= Lickorish–Wallace theorem =

Characterizes closed, orientable, connected 3-manifolds via Dehn surgery on a 3-sphere

In mathematics, the Lickorish–Wallace theorem in the theory of 3-manifolds states that any closed, orientable, connected 3-manifold may be obtained by performing Dehn surgery on a framed link in the 3-sphere with ±1 surgery coefficients. Furthermore, each component of the link can be assumed to be unknotted.

The theorem was proved in the early 1960s by W. B. R. Lickorish and Andrew H. Wallace, independently and by different methods. Lickorish's proof rested on the Lickorish twist theorem, which states that any orientable automorphism of a closed orientable surface is generated by Dehn twists along 3g − 1 specific simple closed curves in the surface, where g denotes the genus of the surface. Wallace's proof was more general and involved adding handles to the boundary of a higher-dimensional ball.

A corollary of the theorem is that every closed, orientable 3-manifold bounds a simply-connected compact 4-manifold.
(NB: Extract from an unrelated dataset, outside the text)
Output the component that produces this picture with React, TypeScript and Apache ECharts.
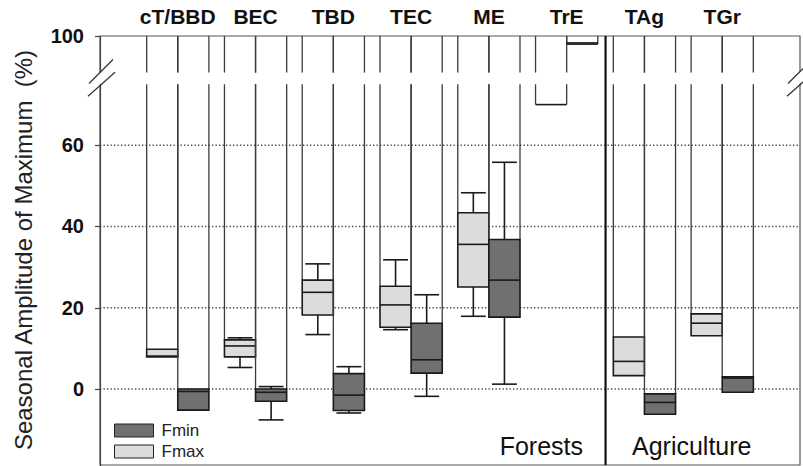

By using his work on automorphisms of non-orientable surfaces, Lickorish also showed that every closed, non-orientable, connected 3-manifold is obtained by Dehn surgery on a link in the non-orientable 2-sphere bundle over the circle. Similar to the orientable case, the surgery can be done in a special way which allows the conclusion that every closed, non-orientable 3-manifold bounds a compact 4-manifold.